__What is required__:
Every record must be transcribed in its entirety, apart from the images, which are to be omitted.

__Stored rows__:

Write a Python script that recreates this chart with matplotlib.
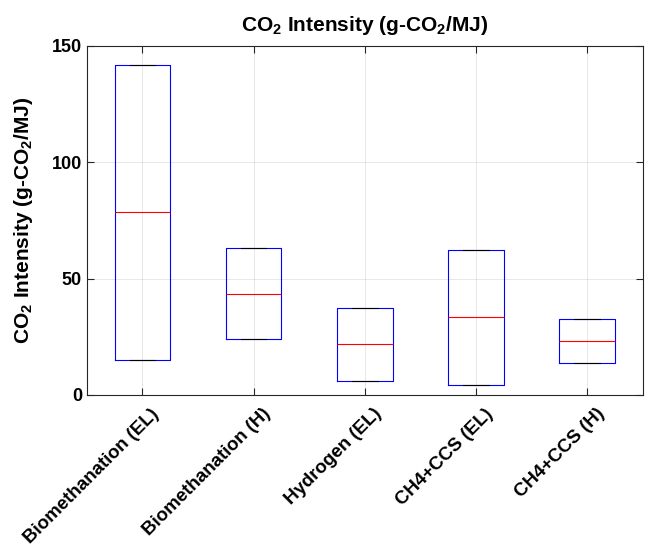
import matplotlib.pyplot as plt
import matplotlib.transforms as mtransforms
import numpy as np

plt.rcParams['font.family'] = ['Liberation Sans', 'DejaVu Sans']
plt.rcParams['font.weight'] = 'bold'
plt.rcParams['mathtext.fontset'] = 'custom'
plt.rcParams['mathtext.bf'] = 'Liberation Sans:bold'
plt.rcParams['mathtext.rm'] = 'Liberation Sans:bold'

# Data
labels = ['Biomethanation (EL)', 'Biomethanation (H)', 'Hydrogen (EL)',
          'CH4+CCS (EL)', 'CH4+CCS (H)']
low = [15.2, 24.2, 6.2, 4.5, 13.6]
q1 = [15.2, 24.2, 6.2, 4.5, 13.6]
median = [78.5, 43.5, 21.8, 33.5, 23.2]
q3 = [142.0, 63.0, 37.5, 62.5, 32.8]
high = [142.0, 63.0, 37.5, 62.5, 32.8]

stats = [dict(whislo=a, q1=b, med=c, q3=d, whishi=e, fliers=[])
         for a, b, c, d, e in zip(low, q1, median, q3, high)]

fig = plt.figure(figsize=(6.48, 5.46), dpi=100)
ax = fig.add_axes([0.134, 0.2766, 0.858, 0.6392])

pos = np.arange(1, len(labels) + 1)
ax.bxp(stats, positions=pos, widths=0.5, showfliers=False,
       boxprops=dict(color='blue', linewidth=0.8),
       medianprops=dict(color='red', linewidth=0.8),
       whiskerprops=dict(color='black', linewidth=0.8, linestyle='--'),
       capprops=dict(color='black', linewidth=0.8),
       capwidths=0.23)

ax.set_xlim(0.5, 5.5)
ax.set_ylim(0, 150)
ax.set_yticks([0, 50, 100, 150])
ax.set_xticks(pos)
ax.tick_params(axis='y', labelsize=13)
ax.tick_params(direction='in', top=True, right=True, length=5, color='#262626')
ax.set_xticklabels(labels, rotation=45, ha='right', rotation_mode='anchor',
                   fontsize=13.5, fontweight='bold')
# nudge rotated labels like MATLAB places them
shift = mtransforms.ScaledTranslation(6 / 72, -4 / 72, fig.dpi_scale_trans)
for lab in ax.get_xticklabels():
    lab.set_transform(lab.get_transform() + shift)
for s in ax.spines.values():
    s.set_color('#262626')
    s.set_linewidth(0.8)
ax.grid(True, color='#262626', alpha=0.12, linewidth=0.6)
ax.set_axisbelow(True)

ax.set_ylabel(r'CO$_\mathbf{2}$ Intensity (g-CO$_\mathbf{2}$/MJ)', fontsize=15,
              fontweight='bold', labelpad=12)
ax.set_title(r'CO$_\mathbf{2}$ Intensity (g-CO$_\mathbf{2}$/MJ)', fontsize=15,
             fontweight='bold', pad=11)

fig.savefig('out.png', dpi=100)
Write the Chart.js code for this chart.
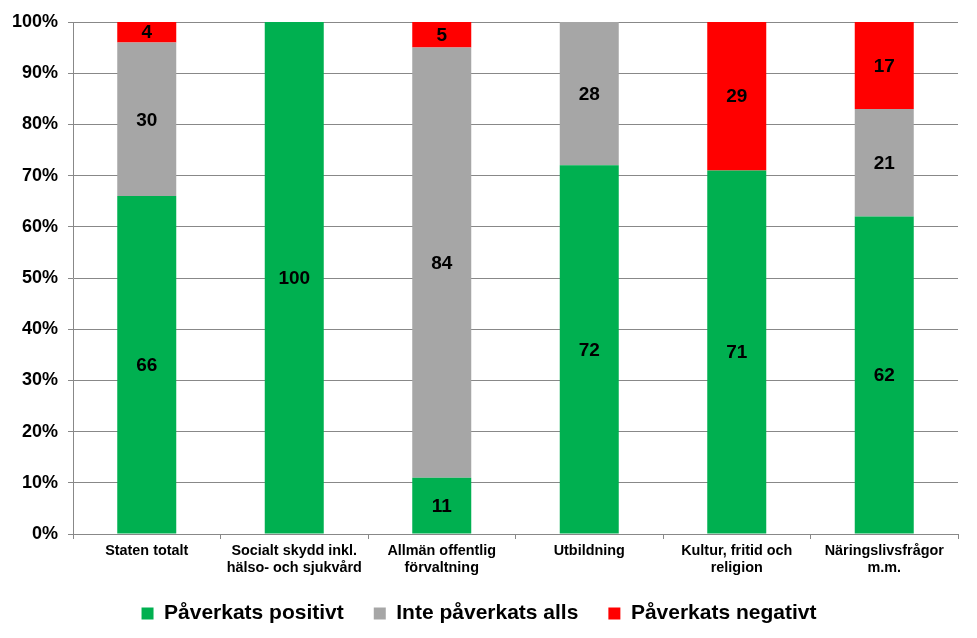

__Result for this task__:
Write a Python script that recreates this chart with matplotlib.
import matplotlib.pyplot as plt
import matplotlib.transforms as mtransforms
import numpy as np

plt.rcParams['font.family'] = ['Liberation Sans', 'DejaVu Sans']
plt.rcParams['font.weight'] = 'bold'
plt.rcParams['mathtext.fontset'] = 'custom'
plt.rcParams['mathtext.bf'] = 'Liberation Sans:bold'
plt.rcParams['mathtext.rm'] = 'Liberation Sans:bold'

# Data
labels = ['Biomethanation (EL)', 'Biomethanation (H)', 'Hydrogen (EL)',
          'CH4+CCS (EL)', 'CH4+CCS (H)']
low = [15.2, 24.2, 6.2, 4.5, 13.6]
q1 = [15.2, 24.2, 6.2, 4.5, 13.6]
median = [78.5, 43.5, 21.8, 33.5, 23.2]
q3 = [142.0, 63.0, 37.5, 62.5, 32.8]
high = [142.0, 63.0, 37.5, 62.5, 32.8]

stats = [dict(whislo=a, q1=b, med=c, q3=d, whishi=e, fliers=[])
         for a, b, c, d, e in zip(low, q1, median, q3, high)]

fig = plt.figure(figsize=(6.48, 5.46), dpi=100)
ax = fig.add_axes([0.134, 0.2766, 0.858, 0.6392])

pos = np.arange(1, len(labels) + 1)
ax.bxp(stats, positions=pos, widths=0.5, showfliers=False,
       boxprops=dict(color='blue', linewidth=0.8),
       medianprops=dict(color='red', linewidth=0.8),
       whiskerprops=dict(color='black', linewidth=0.8, linestyle='--'),
       capprops=dict(color='black', linewidth=0.8),
       capwidths=0.23)

ax.set_xlim(0.5, 5.5)
ax.set_ylim(0, 150)
ax.set_yticks([0, 50, 100, 150])
ax.set_xticks(pos)
ax.tick_params(axis='y', labelsize=13)
ax.tick_params(direction='in', top=True, right=True, length=5, color='#262626')
ax.set_xticklabels(labels, rotation=45, ha='right', rotation_mode='anchor',
                   fontsize=13.5, fontweight='bold')
# nudge rotated labels like MATLAB places them
shift = mtransforms.ScaledTranslation(6 / 72, -4 / 72, fig.dpi_scale_trans)
for lab in ax.get_xticklabels():
    lab.set_transform(lab.get_transform() + shift)
for s in ax.spines.values():
    s.set_color('#262626')
    s.set_linewidth(0.8)
ax.grid(True, color='#262626', alpha=0.12, linewidth=0.6)
ax.set_axisbelow(True)

ax.set_ylabel(r'CO$_\mathbf{2}$ Intensity (g-CO$_\mathbf{2}$/MJ)', fontsize=15,
              fontweight='bold', labelpad=12)
ax.set_title(r'CO$_\mathbf{2}$ Intensity (g-CO$_\mathbf{2}$/MJ)', fontsize=15,
             fontweight='bold', pad=11)

fig.savefig('out.png', dpi=100)
Write the Chart.js code for this chart.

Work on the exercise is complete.